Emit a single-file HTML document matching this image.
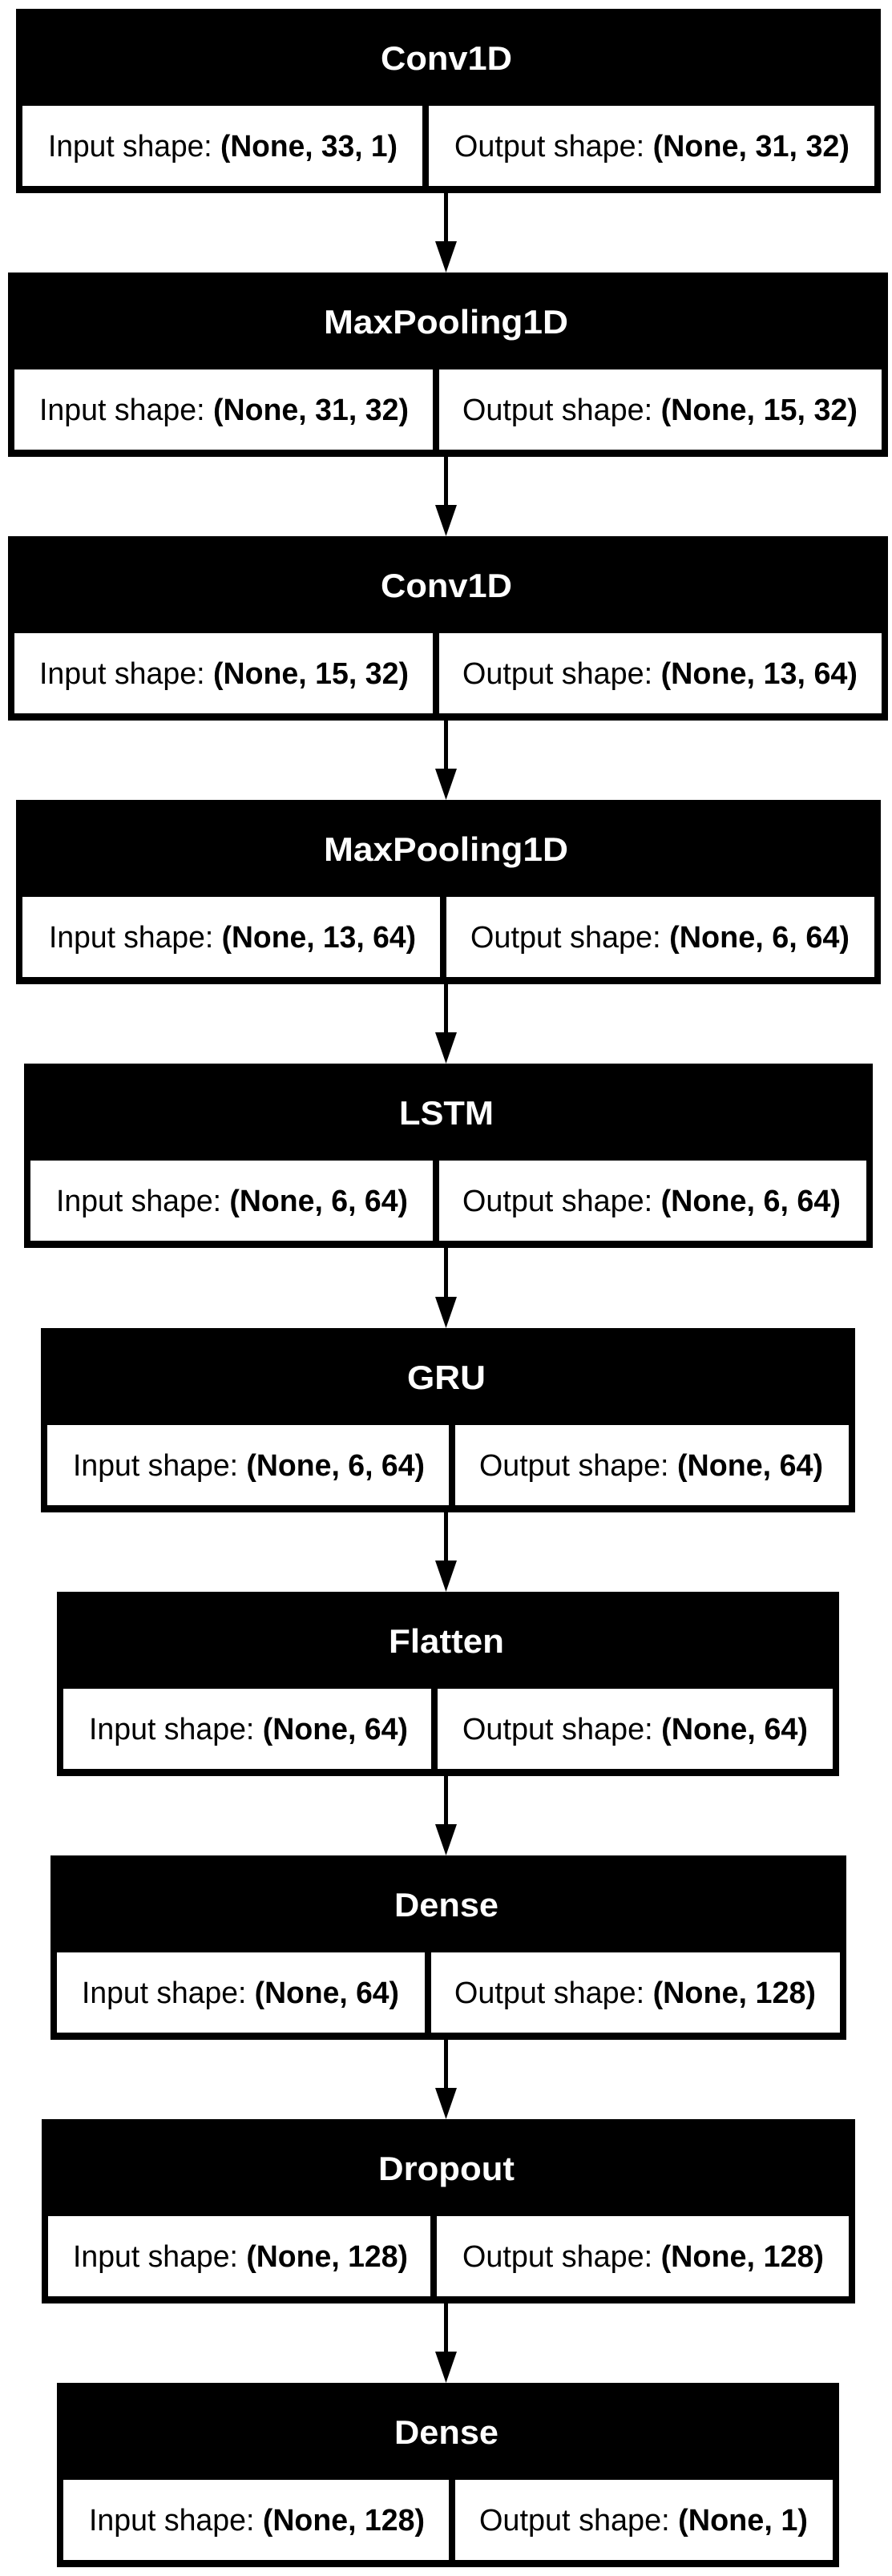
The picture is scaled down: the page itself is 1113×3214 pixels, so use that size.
<!DOCTYPE html>
<html><head><meta charset="utf-8"><style>
html,body{margin:0;padding:0;background:#fff;}
svg{display:block;}
.t{font-family:"Liberation Sans",sans-serif;font-weight:bold;font-size:42px;fill:#fff;}
.c{font-family:"Liberation Sans",sans-serif;font-size:38px;fill:#000;}
.b{font-weight:bold;}
</style></head><body>
<svg width="1113" height="3214" viewBox="0 0 1113 3214" xmlns="http://www.w3.org/2000/svg">
<rect width="1113" height="3214" fill="#fff"/>

<!-- Node 1 -->
<rect x="20" y="11" width="1079" height="230" fill="#000"/>
<rect x="28" y="132" width="499" height="100" fill="#fff"/>
<rect x="535" y="132" width="556" height="100" fill="#fff"/>
<text class="t" x="475" y="87" textLength="164" lengthAdjust="spacingAndGlyphs">Conv1D</text>
<text class="c" x="60" y="195" textLength="436" lengthAdjust="spacingAndGlyphs">Input shape: <tspan class="b">(None, 33, 1)</tspan></text>
<text class="c" x="567" y="195" textLength="493" lengthAdjust="spacingAndGlyphs">Output shape: <tspan class="b">(None, 31, 32)</tspan></text>
<line x1="556.5" y1="241" x2="556.5" y2="302" stroke="#000" stroke-width="5"/>
<polygon points="543,301 570,301 556.5,340" fill="#000"/>

<!-- Node 2 -->
<rect x="10" y="340" width="1098" height="230" fill="#000"/>
<rect x="18" y="461" width="522" height="100" fill="#fff"/>
<rect x="548" y="461" width="552" height="100" fill="#fff"/>
<text class="t" x="404" y="416" textLength="305" lengthAdjust="spacingAndGlyphs">MaxPooling1D</text>
<text class="c" x="49" y="524" textLength="461" lengthAdjust="spacingAndGlyphs">Input shape: <tspan class="b">(None, 31, 32)</tspan></text>
<text class="c" x="577" y="524" textLength="493" lengthAdjust="spacingAndGlyphs">Output shape: <tspan class="b">(None, 15, 32)</tspan></text>
<line x1="556.5" y1="570" x2="556.5" y2="631" stroke="#000" stroke-width="5"/>
<polygon points="543,630 570,630 556.5,669" fill="#000"/>

<!-- Node 3 -->
<rect x="10" y="669" width="1098" height="230" fill="#000"/>
<rect x="18" y="790" width="522" height="100" fill="#fff"/>
<rect x="548" y="790" width="552" height="100" fill="#fff"/>
<text class="t" x="475" y="745" textLength="164" lengthAdjust="spacingAndGlyphs">Conv1D</text>
<text class="c" x="49" y="853" textLength="461" lengthAdjust="spacingAndGlyphs">Input shape: <tspan class="b">(None, 15, 32)</tspan></text>
<text class="c" x="577" y="853" textLength="493" lengthAdjust="spacingAndGlyphs">Output shape: <tspan class="b">(None, 13, 64)</tspan></text>
<line x1="556.5" y1="899" x2="556.5" y2="960" stroke="#000" stroke-width="5"/>
<polygon points="543,959 570,959 556.5,998" fill="#000"/>

<!-- Node 4 -->
<rect x="20" y="998" width="1079" height="230" fill="#000"/>
<rect x="28" y="1119" width="521" height="100" fill="#fff"/>
<rect x="557" y="1119" width="534" height="100" fill="#fff"/>
<text class="t" x="404" y="1074" textLength="305" lengthAdjust="spacingAndGlyphs">MaxPooling1D</text>
<text class="c" x="61" y="1182" textLength="458" lengthAdjust="spacingAndGlyphs">Input shape: <tspan class="b">(None, 13, 64)</tspan></text>
<text class="c" x="587" y="1182" textLength="473" lengthAdjust="spacingAndGlyphs">Output shape: <tspan class="b">(None, 6, 64)</tspan></text>
<line x1="556.5" y1="1228" x2="556.5" y2="1289" stroke="#000" stroke-width="5"/>
<polygon points="543,1288 570,1288 556.5,1327" fill="#000"/>

<!-- Node 5 -->
<rect x="30" y="1327" width="1059" height="230" fill="#000"/>
<rect x="38" y="1448" width="502" height="100" fill="#fff"/>
<rect x="548" y="1448" width="533" height="100" fill="#fff"/>
<text class="t" x="498" y="1403" textLength="118" lengthAdjust="spacingAndGlyphs">LSTM</text>
<text class="c" x="70" y="1511" textLength="439" lengthAdjust="spacingAndGlyphs">Input shape: <tspan class="b">(None, 6, 64)</tspan></text>
<text class="c" x="577" y="1511" textLength="472" lengthAdjust="spacingAndGlyphs">Output shape: <tspan class="b">(None, 6, 64)</tspan></text>
<line x1="556.5" y1="1557" x2="556.5" y2="1619" stroke="#000" stroke-width="5"/>
<polygon points="543,1618 570,1618 556.5,1657" fill="#000"/>

<!-- Node 6 -->
<rect x="51" y="1657" width="1016" height="230" fill="#000"/>
<rect x="59" y="1778" width="501" height="100" fill="#fff"/>
<rect x="568" y="1778" width="491" height="100" fill="#fff"/>
<text class="t" x="508" y="1733" textLength="98" lengthAdjust="spacingAndGlyphs">GRU</text>
<text class="c" x="91" y="1841" textLength="439" lengthAdjust="spacingAndGlyphs">Input shape: <tspan class="b">(None, 6, 64)</tspan></text>
<text class="c" x="598" y="1841" textLength="429" lengthAdjust="spacingAndGlyphs">Output shape: <tspan class="b">(None, 64)</tspan></text>
<line x1="556.5" y1="1887" x2="556.5" y2="1948" stroke="#000" stroke-width="5"/>
<polygon points="543,1947 570,1947 556.5,1986" fill="#000"/>

<!-- Node 7 -->
<rect x="71" y="1986" width="976" height="230" fill="#000"/>
<rect x="79" y="2107" width="459" height="100" fill="#fff"/>
<rect x="546" y="2107" width="493" height="100" fill="#fff"/>
<text class="t" x="485" y="2062" textLength="144" lengthAdjust="spacingAndGlyphs">Flatten</text>
<text class="c" x="111" y="2170" textLength="398" lengthAdjust="spacingAndGlyphs">Input shape: <tspan class="b">(None, 64)</tspan></text>
<text class="c" x="577" y="2170" textLength="431" lengthAdjust="spacingAndGlyphs">Output shape: <tspan class="b">(None, 64)</tspan></text>
<line x1="556.5" y1="2216" x2="556.5" y2="2277" stroke="#000" stroke-width="5"/>
<polygon points="543,2276 570,2276 556.5,2315" fill="#000"/>

<!-- Node 8 -->
<rect x="63" y="2315" width="993" height="230" fill="#000"/>
<rect x="71" y="2436" width="459" height="100" fill="#fff"/>
<rect x="538" y="2436" width="510" height="100" fill="#fff"/>
<text class="t" x="492" y="2391" textLength="130" lengthAdjust="spacingAndGlyphs">Dense</text>
<text class="c" x="102" y="2499" textLength="396" lengthAdjust="spacingAndGlyphs">Input shape: <tspan class="b">(None, 64)</tspan></text>
<text class="c" x="567" y="2499" textLength="451" lengthAdjust="spacingAndGlyphs">Output shape: <tspan class="b">(None, 128)</tspan></text>
<line x1="556.5" y1="2545" x2="556.5" y2="2606" stroke="#000" stroke-width="5"/>
<polygon points="543,2605 570,2605 556.5,2644" fill="#000"/>

<!-- Node 9 -->
<rect x="52" y="2644" width="1015" height="230" fill="#000"/>
<rect x="60" y="2765" width="477" height="100" fill="#fff"/>
<rect x="545" y="2765" width="514" height="100" fill="#fff"/>
<text class="t" x="472" y="2720" textLength="170" lengthAdjust="spacingAndGlyphs">Dropout</text>
<text class="c" x="91" y="2828" textLength="418" lengthAdjust="spacingAndGlyphs">Input shape: <tspan class="b">(None, 128)</tspan></text>
<text class="c" x="577" y="2828" textLength="451" lengthAdjust="spacingAndGlyphs">Output shape: <tspan class="b">(None, 128)</tspan></text>
<line x1="556.5" y1="2874" x2="556.5" y2="2935" stroke="#000" stroke-width="5"/>
<polygon points="543,2934 570,2934 556.5,2973" fill="#000"/>

<!-- Node 10 -->
<rect x="71" y="2973" width="976" height="230" fill="#000"/>
<rect x="79" y="3094" width="481" height="100" fill="#fff"/>
<rect x="568" y="3094" width="471" height="100" fill="#fff"/>
<text class="t" x="492" y="3049" textLength="130" lengthAdjust="spacingAndGlyphs">Dense</text>
<text class="c" x="111" y="3157" textLength="419" lengthAdjust="spacingAndGlyphs">Input shape: <tspan class="b">(None, 128)</tspan></text>
<text class="c" x="598" y="3157" textLength="410" lengthAdjust="spacingAndGlyphs">Output shape: <tspan class="b">(None, 1)</tspan></text>
</svg>
</body></html>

───

* _Task objective_:
Copy all lines of the listing above that contain the string "size".

* _Problem solution_:
The picture is scaled down: the page itself is 1113×3214 pixels, so use that size.
.t{font-family:"Liberation Sans",sans-serif;font-weight:bold;font-size:42px;fill:#fff;}
.c{font-family:"Liberation Sans",sans-serif;font-size:38px;fill:#000;}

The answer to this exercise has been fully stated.